The trial judge found that the property had as much value for residential purposes as property surrounding it or near it; that if the property were rezoned, its surrounding property would have to be rezoned and that this would place such a burden on existing services and traffic that it would create a hardship for the county.

"As the individual's right to the unfettered use of his property confronts the police power under which zoning is done, the balance the law strikes is that a zoning classification may only be justified if it bears a substantial... relation to the public health, safety, morality or general welfare." Barrett v. Hamby, 235 Ga. 262, 265 (219 S.E.2d 399) (1975). Though presumptively valid, a zoning ordinance must be shown to be constitutionally reasonable — that is, "[we] do not ask whether another zoning classification might be more logically and economically *238 'reasonable' or desirable on all the facts than the one attacked, because that is not the question. We ask whether the plaintiff has carried the burden of showing that the zoning under attack is so detrimental to him, and so insubstantially related to the public health, safety, morality and welfare, as to amount to an unconstitutional `taking,' that is, an arbitrary confiscation of his property without compensation by the governing authority. [Cit.]" Guhl v. M. E. M. Corp., 242 Ga. 354, 355 (249 SE2d 42) (1978).

Louis J. Smith, a Cobb County planner, testified that the land use plan for the county embodied an effort to consolidate commercial activity at intersections (presumably, larger intersections) and to avoid "strip zoning" down arterial streets such as Johnson Ferry Road. He testified that the county was trying to establish some "firm cutoff points" for commercial activity in order to maintain the residential zoning intact. In testifying as to the neighborhood surrounding the subject property, Mr. Smith was very clear that the county had an organized, specific design that it was trying to implement and which the governing authority considered "reasonable," so that the entire area would not fall to a commercial zoning reclassification.

Mr. Smith testified at length about the traffic situation on Johnson Ferry Road and about how traffic was barely controllable with the zoning set as residential and how drastically the situation would deteriorate if a commercial zoning reclassification allowed a shopping center to be built. Residential subdivisions, on the other hand, would represent much less of a problem because the pertinent zoning ordinance did not allow curb cuts for individual driveways onto Johnson Ferry Road, so that the houses in these subdivisions had to front on interior streets off of Johnson Ferry. Curb cuts for driveways for shopping centers though, would have to be allowed. This testimony was particularly convincing as to the reasonableness of the present residential zoning and of its substantial relation to the public health, safety and welfare.

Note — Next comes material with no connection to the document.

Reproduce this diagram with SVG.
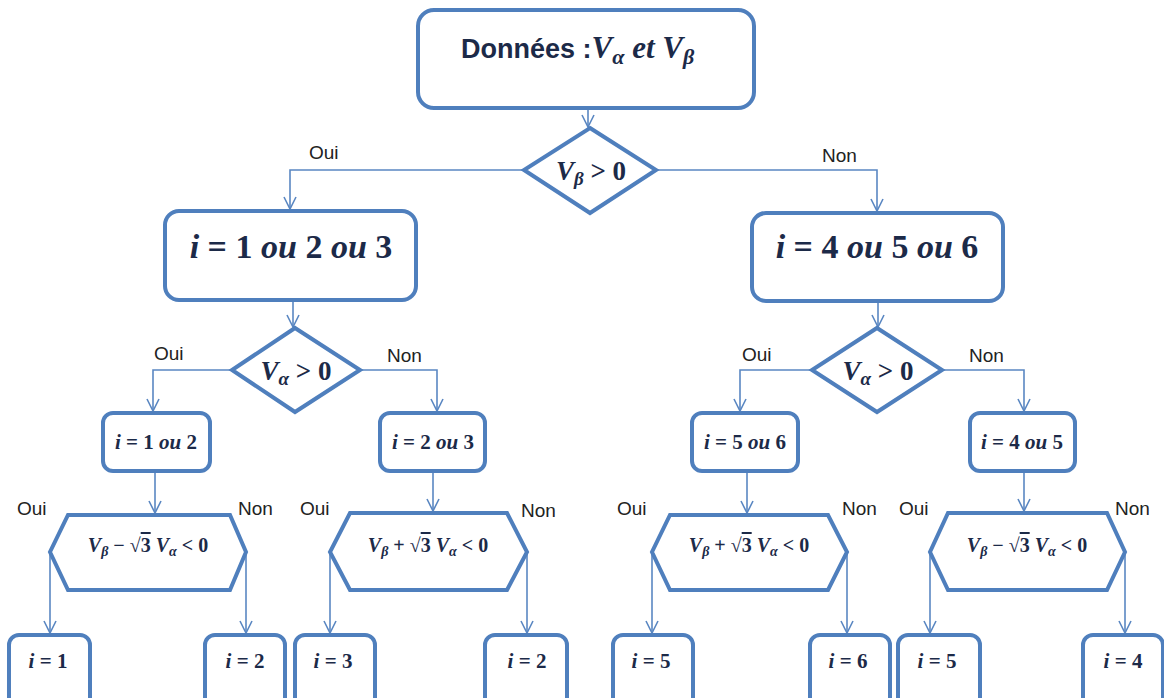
<svg xmlns="http://www.w3.org/2000/svg" width="1164" height="698" viewBox="0 0 1164 698">
  <style>
    .box { fill: #ffffff; stroke: #4f7fbd; stroke-width: 4; }
    .link { fill: none; stroke: #5a87c2; stroke-width: 1.6; }
    .lbl { font-family: "Liberation Sans", "DejaVu Sans", sans-serif; font-size: 19px; fill: #222222; }
    .m { font-family: "Liberation Serif", "DejaVu Serif", serif; font-weight: bold; fill: #1c2a48; text-anchor: middle; }
    .it { font-style: italic; }
    .sub { font-style: italic; }
    .ttl { font-family: "Liberation Sans", "DejaVu Sans", sans-serif; font-weight: bold; fill: #1c2a48; }
  </style>
  <defs>
    <marker id="arr" markerUnits="userSpaceOnUse" markerWidth="14" markerHeight="14" viewBox="0 0 14 14" refX="13" refY="7" orient="auto">
      <path d="M1,1 L13,7 L1,13" fill="none" stroke="#5a87c2" stroke-width="1.6"/>
    </marker>
  </defs>
  <rect width="1164" height="698" fill="#ffffff"/>

  <!-- connectors -->
  <g id="connectors" class="link" marker-end="url(#arr)">
    <path d="M588,110 V127"/>
    <path d="M524,170 H290 V209"/>
    <path d="M656,170 H877 V211"/>
    <path d="M293,302 V327"/>
    <path d="M878,303 V327"/>
    <path d="M232,370 H153 V411"/>
    <path d="M360,370 H437 V411"/>
    <path d="M812,370 H740 V411"/>
    <path d="M942,370 H1024 V411"/>
    <path d="M155,473 V513"/>
    <path d="M433,473 V511"/>
    <path d="M747,473 V513"/>
    <path d="M1024,473 V511"/>
    <path d="M50,552 V633"/>
    <path d="M246,552 V633"/>
    <path d="M330,552 V633"/>
    <path d="M527,552 V633"/>
    <path d="M652,552 V633"/>
    <path d="M847,552 V633"/>
    <path d="M930,552 V633"/>
    <path d="M1125,552 V633"/>
  </g>

  <!-- branch labels -->
  <g id="labels" class="lbl">
    <text x="309" y="159">Oui</text>
    <text x="822" y="162">Non</text>
    <text x="154" y="360">Oui</text>
    <text x="387" y="362">Non</text>
    <text x="742" y="361">Oui</text>
    <text x="969" y="362">Non</text>
    <text x="17" y="515">Oui</text>
    <text x="238" y="515">Non</text>
    <text x="300" y="515">Oui</text>
    <text x="521" y="517">Non</text>
    <text x="617" y="515">Oui</text>
    <text x="842" y="515">Non</text>
    <text x="899" y="515">Oui</text>
    <text x="1115" y="515">Non</text>
  </g>

  <!-- start -->
  <g id="start">
    <rect class="box" x="418" y="10" width="336" height="98" rx="16"/>
    <text x="461" y="58"><tspan class="ttl" style="font-size:27px">Données :</tspan><tspan class="m it" style="font-size:31px;text-anchor:start">V</tspan><tspan class="m sub" style="font-size:22px;text-anchor:start" dy="6">α</tspan><tspan class="m it" style="font-size:31px;text-anchor:start" dy="-6"> et V</tspan><tspan class="m sub" style="font-size:22px;text-anchor:start" dy="6">β</tspan></text>
  </g>

  <!-- decision Vβ > 0 -->
  <g id="dec-vb">
    <polygon class="box" points="590,128 656,170 590,213 524,170"/>
    <text class="m" x="591" y="180" style="font-size:27px"><tspan class="it">V</tspan><tspan class="sub" style="font-size:19px" dy="5">β</tspan><tspan dy="-5"> &gt; 0</tspan></text>
  </g>

  <!-- sector groups -->
  <g id="sect-123">
    <rect class="box" x="165" y="211" width="251" height="89" rx="14"/>
    <text class="m" x="291" y="258" style="font-size:34px"><tspan class="it">i</tspan> = 1 <tspan class="it">ou</tspan> 2 <tspan class="it">ou</tspan> 3</text>
  </g>
  <g id="sect-456">
    <rect class="box" x="752" y="213" width="251" height="88" rx="14"/>
    <text class="m" x="877" y="258" style="font-size:34px"><tspan class="it">i</tspan> = 4 <tspan class="it">ou</tspan> 5 <tspan class="it">ou</tspan> 6</text>
  </g>

  <!-- decisions Vα > 0 -->
  <g id="dec-va-left">
    <polygon class="box" points="295,328 360,370 295,412 232,370"/>
    <text class="m" x="296" y="380" style="font-size:27px"><tspan class="it">V</tspan><tspan class="sub" style="font-size:19px" dy="5">α</tspan><tspan dy="-5"> &gt; 0</tspan></text>
  </g>
  <g id="dec-va-right">
    <polygon class="box" points="877,328 942,370 877,412 812,370"/>
    <text class="m" x="878" y="380" style="font-size:27px"><tspan class="it">V</tspan><tspan class="sub" style="font-size:19px" dy="5">α</tspan><tspan dy="-5"> &gt; 0</tspan></text>
  </g>

  <!-- pairs -->
  <g id="pair-12">
    <rect class="box" x="103" y="413" width="107" height="58" rx="10"/>
    <text class="m" x="156" y="449" style="font-size:21px"><tspan class="it">i</tspan> = 1 <tspan class="it">ou</tspan> 2</text>
  </g>
  <g id="pair-23">
    <rect class="box" x="380" y="413" width="105" height="58" rx="10"/>
    <text class="m" x="433" y="449" style="font-size:21px"><tspan class="it">i</tspan> = 2 <tspan class="it">ou</tspan> 3</text>
  </g>
  <g id="pair-56">
    <rect class="box" x="692" y="413" width="106" height="58" rx="10"/>
    <text class="m" x="745" y="449" style="font-size:21px"><tspan class="it">i</tspan> = 5 <tspan class="it">ou</tspan> 6</text>
  </g>
  <g id="pair-45">
    <rect class="box" x="970" y="413" width="105" height="58" rx="10"/>
    <text class="m" x="1022" y="449" style="font-size:21px"><tspan class="it">i</tspan> = 4 <tspan class="it">ou</tspan> 5</text>
  </g>

  <!-- boundary tests -->
  <g id="test-1">
    <polygon class="box" points="68,515 230,515 246,552 230,590 68,590 50,552"/>
    <text class="m" x="148" y="552" style="font-size:20px"><tspan class="it">V</tspan><tspan class="sub" style="font-size:14px" dy="4">β</tspan><tspan dy="-4"> − √</tspan><tspan style="text-decoration:overline">3</tspan><tspan class="it"> V</tspan><tspan class="sub" style="font-size:14px" dy="4">α</tspan><tspan dy="-4"> &lt; 0</tspan></text>
  </g>
  <g id="test-2">
    <polygon class="box" points="350,513 507,513 527,552 507,590 350,590 330,552"/>
    <text class="m" x="428" y="552" style="font-size:20px"><tspan class="it">V</tspan><tspan class="sub" style="font-size:14px" dy="4">β</tspan><tspan dy="-4"> + √</tspan><tspan style="text-decoration:overline">3</tspan><tspan class="it"> V</tspan><tspan class="sub" style="font-size:14px" dy="4">α</tspan><tspan dy="-4"> &lt; 0</tspan></text>
  </g>
  <g id="test-3">
    <polygon class="box" points="670,515 828,515 847,552 828,590 670,590 652,552"/>
    <text class="m" x="749" y="552" style="font-size:20px"><tspan class="it">V</tspan><tspan class="sub" style="font-size:14px" dy="4">β</tspan><tspan dy="-4"> + √</tspan><tspan style="text-decoration:overline">3</tspan><tspan class="it"> V</tspan><tspan class="sub" style="font-size:14px" dy="4">α</tspan><tspan dy="-4"> &lt; 0</tspan></text>
  </g>
  <g id="test-4">
    <polygon class="box" points="948,513 1107,513 1125,552 1107,590 948,590 930,552"/>
    <text class="m" x="1027" y="552" style="font-size:20px"><tspan class="it">V</tspan><tspan class="sub" style="font-size:14px" dy="4">β</tspan><tspan dy="-4"> − √</tspan><tspan style="text-decoration:overline">3</tspan><tspan class="it"> V</tspan><tspan class="sub" style="font-size:14px" dy="4">α</tspan><tspan dy="-4"> &lt; 0</tspan></text>
  </g>

  <!-- results -->
  <g id="res-1">
    <rect class="box" x="9" y="635" width="81" height="80" rx="10"/>
    <text class="m" x="48" y="668" style="font-size:21px"><tspan class="it">i</tspan> = 1</text>
  </g>
  <g id="res-2a">
    <rect class="box" x="205" y="635" width="80" height="80" rx="10"/>
    <text class="m" x="245" y="668" style="font-size:21px"><tspan class="it">i</tspan> = 2</text>
  </g>
  <g id="res-3">
    <rect class="box" x="295" y="635" width="80" height="80" rx="10"/>
    <text class="m" x="333" y="668" style="font-size:21px"><tspan class="it">i</tspan> = 3</text>
  </g>
  <g id="res-2b">
    <rect class="box" x="485" y="635" width="82" height="80" rx="10"/>
    <text class="m" x="527" y="668" style="font-size:21px"><tspan class="it">i</tspan> = 2</text>
  </g>
  <g id="res-5a">
    <rect class="box" x="613" y="635" width="80" height="80" rx="10"/>
    <text class="m" x="651" y="668" style="font-size:21px"><tspan class="it">i</tspan> = 5</text>
  </g>
  <g id="res-6">
    <rect class="box" x="810" y="635" width="80" height="80" rx="10"/>
    <text class="m" x="848" y="668" style="font-size:21px"><tspan class="it">i</tspan> = 6</text>
  </g>
  <g id="res-5b">
    <rect class="box" x="898" y="635" width="82" height="80" rx="10"/>
    <text class="m" x="937" y="668" style="font-size:21px"><tspan class="it">i</tspan> = 5</text>
  </g>
  <g id="res-4">
    <rect class="box" x="1083" y="635" width="80" height="80" rx="10"/>
    <text class="m" x="1123" y="668" style="font-size:21px"><tspan class="it">i</tspan> = 4</text>
  </g>
</svg>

Our function on appellate review in a zoning case is, "once a constitutional issue is presented, [to] consider all *239 the facts and circumstances in reaching [our] own decision on the merits of the ordinance's constitutionality." Guhl v. Pinkard, 243 Ga. 129, 130 n. 1 (252 SE2d 612) (1979). "The function of the trial court in a zoning appeal is to determine if the present zoning is constitutional, not to scrutinize any other proposed uses." Village Centers, Inc. v. City of Atlanta, 244 Ga. 43, 44 (257 SE2d 894) (1979).

We affirm the judgment of the trial court upholding the constitutionality of the zoning ordinance in question as applied to appellant's property.

Judgment affirmed. All the Justices concur.